Günler sonra, o gece buluştuğu kişinin Ted olduğunu öğrenecektim. Ted onu arabayla bizim eve geri getirmişti. Kaçta geldiğini, neler söylediğini hiç hatırlamıyorum.
Ertesi gün birlikte çorba, rosto et, peynir, tatlı ve şarap ile Pazar yemeği yedik.
Sylvia’nın zevk aldığını hatırlıyorum. Nick’e yemeğini o yedirdi. Neşeli değilse bile daha az sıkıntılı görünüyordu. Kahve içerken tatlı tatlı sohbet ediyorduk.
Çocuklar öğle uykusuna gitti, şarap uykumuzu getirmişti. Biz de uzanıp biraz şekerleme yaptık.
Akşam hafif bir şeyler yiyip çocuklarla oynadık.

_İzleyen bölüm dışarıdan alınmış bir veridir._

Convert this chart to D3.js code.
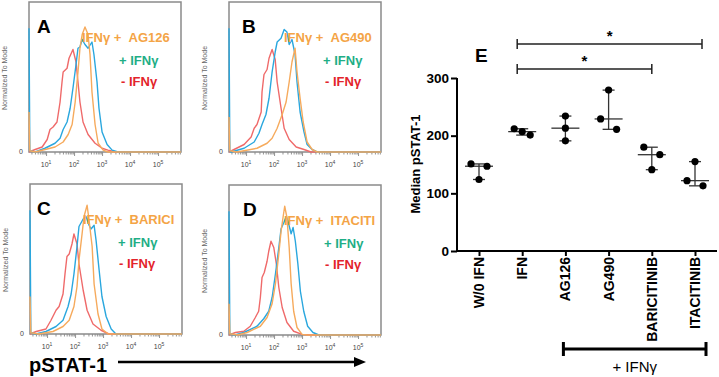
<!DOCTYPE html>
<html><head><meta charset="utf-8">
<script src="https://cdn.jsdelivr.net/npm/d3@7"></script>
<style>
body{margin:0;background:#fff}
svg{display:block}
text{font-family:"Liberation Sans",Arial,Helvetica,sans-serif}
</style>
</head><body>
<svg id="c" width="719" height="377"></svg>
<script>
// ---------- DATA ----------
// Histogram curves: [log10(pSTAT-1 intensity), % of mode]
const histA_red = [[0.39,0],[0.61,2],[0.86,4],[1.04,10],[1.14,18],[1.25,20],[1.39,24],[1.50,40],[1.57,56],[1.61,64],[1.75,67],[1.82,75],[1.96,82],[2.07,72],[2.14,56],[2.21,40],[2.32,24],[2.50,14],[2.75,7],[3.00,3],[3.21,1.5],[3.5,0],[5.82,0]];
const histA_blue = [[0.39,99],[0.42,1],[0.61,0],[0.96,3],[1.32,7],[1.50,11],[1.61,18],[1.75,24],[1.86,35],[1.96,51],[2.07,70],[2.14,83],[2.21,84],[2.29,90],[2.39,86],[2.50,83],[2.64,88],[2.71,78],[2.82,56],[2.89,35],[3.00,16],[3.18,6],[3.36,1.5],[3.57,0],[5.82,0]];
const histA_orange = [[0.39,32],[0.42,1],[0.61,0],[1.32,4],[1.61,8],[1.79,14],[1.93,22],[2.04,40],[2.14,64],[2.21,83],[2.29,94],[2.39,100],[2.50,94],[2.57,78],[2.64,48],[2.75,22],[2.86,7],[3.04,1.5],[3.21,0],[5.82,0]];

const histB_red = [[0.39,0],[0.57,2],[0.93,6],[1.18,12],[1.29,19],[1.39,22],[1.54,32],[1.57,48],[1.64,62],[1.75,66],[1.82,75],[1.93,82],[2.04,74],[2.11,56],[2.25,35],[2.36,19],[2.54,10],[2.79,4],[3.07,2],[3.32,0],[5.82,0]];
const histB_blue = [[0.39,99],[0.42,1],[0.46,0],[0.93,3],[1.29,8],[1.46,15],[1.57,22],[1.71,30],[1.82,43],[1.93,64],[2.04,80],[2.11,88],[2.25,91],[2.36,98],[2.46,96],[2.54,86],[2.64,90],[2.75,78],[2.82,56],[2.93,32],[3.07,16],[3.18,6],[3.36,2],[3.54,0],[5.82,0]];
const histB_orange = [[0.39,28],[0.42,1],[0.68,0],[1.39,3],[1.75,7],[1.93,11],[2.11,19],[2.29,30],[2.43,40],[2.54,56],[2.64,72],[2.75,83],[2.82,64],[2.93,43],[3.04,24],[3.18,8],[3.36,2],[3.54,0],[5.82,0]];

const histC_red = [[0.39,0],[0.61,2],[0.96,4],[1.14,11],[1.32,19],[1.43,22],[1.57,32],[1.64,48],[1.71,62],[1.79,64],[1.89,72],[1.96,80],[2.07,72],[2.14,56],[2.29,35],[2.43,19],[2.64,8],[2.93,3],[3.21,0],[5.82,0]];
const histC_blue = [[0.39,99],[0.42,1],[0.6,0],[0.96,2],[1.32,6],[1.57,11],[1.75,22],[1.86,32],[1.96,48],[2.07,70],[2.14,86],[2.29,92],[2.39,94],[2.50,87],[2.57,84],[2.68,87],[2.75,75],[2.86,51],[2.96,30],[3.11,14],[3.29,4],[3.46,0],[5.82,0]];
const histC_orange = [[0.39,30],[0.42,1],[0.7,0],[1.21,2],[1.57,6],[1.79,11],[1.96,22],[2.07,38],[2.14,59],[2.25,80],[2.32,94],[2.43,103],[2.50,91],[2.61,70],[2.68,40],[2.82,16],[2.96,4],[3.18,0],[5.82,0]];

const histD_red = [[0.39,0],[0.62,2],[0.92,3],[1.15,7],[1.33,14],[1.45,19],[1.51,30],[1.57,46],[1.65,50],[1.75,59],[1.81,67],[1.89,75],[1.99,70],[2.08,57],[2.17,38],[2.29,22],[2.46,10],[2.70,3],[3.00,0.5],[3.3,0],[5.82,0]];
const histD_blue = [[0.39,99],[0.42,1],[0.6,0],[0.92,2],[1.39,7],[1.63,13],[1.81,19],[1.93,30],[2.05,49],[2.17,70],[2.25,85],[2.35,90],[2.44,95],[2.52,89],[2.61,81],[2.68,86],[2.76,75],[2.85,57],[2.94,35],[3.06,19],[3.20,7],[3.39,2],[3.60,0],[5.82,0]];
const histD_orange = [[0.39,25],[0.42,1],[0.7,0],[1.04,2],[1.51,7],[1.75,14],[1.93,25],[2.05,41],[2.17,65],[2.25,83],[2.32,94],[2.38,103],[2.46,94],[2.54,70],[2.61,41],[2.70,19],[2.82,6],[3.00,0.5],[3.2,0],[5.82,0]];

const panelLetters = ["A","B","C","D"];
const panelDrugs = ["AG126","AG490","BARICI","ITACITI"];
const histDecades = [1,2,3,4,5];

// Panel E
const categories = ["W/0 IFN","IFN","AG126","AG490","BARICITINIB","ITACITINIB"];
const groupValues = [[151,147,124],[212,207,201],[234,213,191],[279,229,211],[180,167,141],[155,122,113]];
const groupJitter = [[-1,1,0],[-1,0,1],[0,0,0],[0,-1,1],[-1,1,0],[0,-1,1]];
const yTicksE = [0,100,200,300];
const comparisons = [["IFN","ITACITINIB"],["IFN","BARICITINIB"]];
const treatedGroups = ["AG126","ITACITINIB"];

// ---------- STYLE ----------
const C_RED="#ef6a6a", C_BLUE="#2aa7de", C_ORANGE="#f6aa5c";
const T_ORANGE="#f4a446", T_GREEN="#1fae86", T_RED="#e3242b";

const svg = d3.select("#c");

// ---------- HISTOGRAM PANELS ----------
const layout = [
  {x0:29, y0:2, ld:8, od:53, gd:90, rd:92},
  {x0:229, y0:2, ld:13, od:55, gd:94, rd:96},
  {x0:30, y0:184, ld:7, od:53, gd:88, rd:89},
  {x0:229, y0:185, ld:14, od:55, gd:95, rd:96}
];
const curves = [
  [histA_red,histA_blue,histA_orange],
  [histB_red,histB_blue,histB_orange],
  [histC_red,histC_blue,histC_orange],
  [histD_red,histD_blue,histD_orange]
];
const W=152, H=150;

layout.forEach((L,i)=>{
  const g = svg.append("g");
  const x = d3.scaleLinear().domain([0.39,5.82]).range([L.x0, L.x0+W]);
  const y = d3.scaleLinear().domain([0,120]).range([L.y0+H, L.y0]);
  const tv=[];
  for(let k=0;k<=5;k++) for(let m=1;m<=9;m++){const v=k+Math.log10(m); if(v>=0.42&&v<=5.8) tv.push(v);}
  const ax = g.append("g").attr("transform",`translate(0,${L.y0+H})`)
    .call(d3.axisBottom(x).tickValues(tv).tickSize(3).tickFormat(""));
  ax.select(".domain").remove();
  ax.selectAll(".tick line").attr("stroke","#777").attr("stroke-width",0.8)
    .attr("y2",d=>Math.abs(d-Math.round(d))<1e-9?4:2.5);
  const lab = g.selectAll("text.dec").data(histDecades).join("text").attr("class","dec")
    .attr("x",d=>x(d)).attr("y",L.y0+H+15).attr("text-anchor","middle")
    .attr("font-size",7).attr("fill","#444");
  lab.append("tspan").text("10");
  lab.append("tspan").attr("dy",-3).attr("font-size",5).text(d=>d);
  g.append("rect").attr("x",L.x0).attr("y",L.y0).attr("width",W).attr("height",H)
    .attr("fill","none").attr("stroke","#8a8a8a").attr("stroke-width",1.5);
  const line = d3.line().x(d=>x(d[0])).y(d=>y(d[1]));
  const cols=[C_RED,C_BLUE,C_ORANGE];
  curves[i].forEach((c,j)=>{
    g.append("path").datum(c).attr("d",line).attr("fill","none")
      .attr("stroke",cols[j]).attr("stroke-width",1.4).attr("stroke-linejoin","round");
  });
  g.append("text").attr("transform",`translate(${L.x0-22},${L.y0+76}) rotate(-90)`)
    .attr("text-anchor","middle").attr("font-size",7).attr("fill","#666").text("Normalized To Mode");
  g.append("text").attr("x",L.x0-6).attr("y",L.y0+H+2).attr("text-anchor","end")
    .attr("font-size",7).attr("fill","#444").text("0");
  g.append("text").attr("x",L.x0+L.ld).attr("y",L.y0+31).attr("font-size",19)
    .attr("font-weight","bold").attr("fill","#000").text(panelLetters[i]);
  g.append("text").attr("x",L.x0+L.od).attr("y",L.y0+40).attr("font-size",13)
    .attr("font-weight","bold").attr("fill",T_ORANGE).style("white-space","pre")
    .text("IFNγ +  "+panelDrugs[i]);
  g.append("text").attr("x",L.x0+L.gd).attr("y",L.y0+63).attr("font-size",13)
    .attr("font-weight","bold").attr("fill",T_GREEN).text("+ IFNγ");
  g.append("text").attr("x",L.x0+L.rd).attr("y",L.y0+84).attr("font-size",13)
    .attr("font-weight","bold").attr("fill",T_RED).text("- IFNγ");
});

// pSTAT-1 arrow
svg.append("text").attr("x",29).attr("y",372).attr("font-size",20).attr("font-weight","bold").text("pSTAT-1");
svg.append("line").attr("x1",118).attr("x2",356).attr("y1",362).attr("y2",362)
  .attr("stroke","#000").attr("stroke-width",2.5);
svg.append("path").attr("d","M354,357 L366,362 L354,367 Z").attr("fill","#000");

// ---------- PANEL E ----------
const ex = d3.scalePoint().domain(categories).range([479,695]);
const ey = d3.scaleLinear().domain([0,300]).range([251,78]);
const gE = svg.append("g");

const yAx = gE.append("g").attr("transform","translate(457,0)")
  .call(d3.axisLeft(ey).tickValues(yTicksE).tickSize(6).tickPadding(2));
yAx.select(".domain").attr("stroke","#000").attr("stroke-width",2).attr("d","M0,78V251");
yAx.selectAll(".tick line").attr("stroke","#000").attr("stroke-width",2);
yAx.selectAll(".tick text").attr("font-size",13.5).attr("font-weight","bold").attr("fill","#000")
  .style("font-family","'Liberation Sans',Arial,sans-serif");

const xAx = gE.append("g").attr("transform","translate(0,251)")
  .call(d3.axisBottom(ex).tickSize(5).tickFormat(""));
xAx.select(".domain").attr("stroke","#000").attr("stroke-width",2).attr("d",`M457,0H${ex(categories[categories.length-1])+22}`);
xAx.selectAll(".tick line").attr("stroke","#000").attr("stroke-width",2);
gE.selectAll("text.cat").data(categories).join("text").attr("class","cat")
  .attr("transform",d=>`translate(${ex(d)+5},257) rotate(-90)`)
  .attr("text-anchor","end").attr("font-size",14).attr("font-weight","bold").text(d=>d);

gE.append("text").attr("transform","translate(420,164) rotate(-90)").attr("text-anchor","middle")
  .attr("font-size",13).attr("font-weight","bold").text("Median pSTAT-1");

gE.append("text").attr("x",475).attr("y",62).attr("font-size",19).attr("font-weight","bold").text("E");

const J = 8;
categories.forEach((c,i)=>{
  const vals = groupValues[i];
  const med = d3.median(vals), [mn,mx] = d3.extent(vals);
  const cx = ex(c);
  gE.append("line").attr("x1",cx).attr("x2",cx).attr("y1",ey(mn)).attr("y2",ey(mx))
    .attr("stroke","#333").attr("stroke-width",1.3);
  gE.append("line").attr("x1",cx-14).attr("x2",cx+14).attr("y1",ey(med)).attr("y2",ey(med))
    .attr("stroke","#333").attr("stroke-width",1.3);
  [mn,mx].forEach(v=>gE.append("line").attr("x1",cx-6).attr("x2",cx+6).attr("y1",ey(v)).attr("y2",ey(v))
    .attr("stroke","#333").attr("stroke-width",1.3));
  vals.forEach((v,k)=>{
    gE.append("circle").attr("cx",cx+groupJitter[i][k]*J).attr("cy",ey(v)).attr("r",3.6).attr("fill","#000");
  });
});

const bracketY = [44,69];
comparisons.forEach((cp,i)=>{
  const x1 = ex(cp[0])-5, x2 = ex(cp[1]) + (cp[1]==="ITACITINIB"?7:0);
  const yb = bracketY[i];
  gE.append("path").attr("d",`M${x1},${yb-5}V${yb+5}M${x1},${yb}H${x2}M${x2},${yb-5}V${yb+5}`)
    .attr("fill","none").attr("stroke","#222").attr("stroke-width",1.5);
  gE.append("text").attr("x",(x1+x2)/2).attr("y",yb-3).attr("text-anchor","middle")
    .attr("font-size",15).attr("font-weight","bold").text("*");
});

const bx1 = ex(treatedGroups[0])-2, bx2 = ex(treatedGroups[1])+11;
gE.append("path").attr("d",`M${bx1},342V356M${bx1},349H${bx2}M${bx2},342V356`)
  .attr("fill","none").attr("stroke","#000").attr("stroke-width",3);
gE.append("text").attr("x",(bx1+bx2)/2).attr("y",372).attr("text-anchor","middle")
  .attr("font-size",15).text("+ IFNγ");
</script>
</body></html>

Akşam erken bastırıyordu.
Kızlarım Claire ve Lucy yakında dönecekti, herkesi nerede yatıracağımı düşünmeye başlamıştım.
En üst katta iki boş oda ile bir banyo vardı. Acaba Sylvia ile çocukları oraya mı yerleştirmeliydim, yoksa kızlarımı üst kata yollayıp Sylvia ile çocukları benim katımda mı tutmalıydım?
Ben bunları tartarken, Syvia aniden “Eve dönmeliyim. Çamaşırları ayırmam lazım. Hem sabah bir hemşire uğrayacak. Nick hasta olduğunda bana yardıma gelen hemşire” dedi.
Ve hızla eşyalarını çantalara doldurmaya başladı. Böyle anlarda çok canlı ve enerjik görünüyordu.
Kocam Gerry, “Emin misin gitmek istediğine?” diye sordu. Evet, emindi.
Gerry, onu ve çocukları arabaya atıp, yarı erimiş karla kaplı yollardan ağır ağır eve götürdü.
Eski taksiden bozma gürültülü bir araba hurdasıydı bu. Onun için Sylvia’nın ağladığını ancak kontağı kapattığında duymuş.
Park edip, arkaya geçip, açılan koltukta Sylvia’nın karşısına oturmuş. Anneleri ağlamaya devam edince çocuklar da ağlamaya başlamışlar.
Gerry onları kucağına almış. Sylvia’ya bize dönmesi için yalvarmış. Sylvia kabul etmemiş.
Sylvia biraz yatışınca onu evine bırakmış, ertesi gün gidip çocuklarla Sylvia’yı ziyaret edeceğine söz vererek ayrılmış.
Eve döndüğünde bana “Keşke bizimle kalsaydı” dedi. Kendi başına kalacak durumda olmadığını düşünüyordu.
Gerry’nin haklı olduğunu biliyordum, ama Sylvia’nın gitmesine biraz rahatlamıştım da. Hem kendi çocuklarıma hem de ona ve çocuklarına bakmak için debelenmeyecektim.
Kızlarım odalarını değiştirmek zorunda kalmayacaktı, geceleri uyku uyuyabilecektim.
Hem, acıma duygusu kalbi yoruyordu zamanla.
Ama bu duygularım yüzünden uzun yıllar pişmanlık duyacağımı bilmiyordum.
Pazartesi sabahı saat sekiz sularında telefon çaldı. Açtım. Doktor Horder, Sylvia’nın gaz fırınına başını sokmak suretiyle intihar ettiğini haber vermek için aramıştı.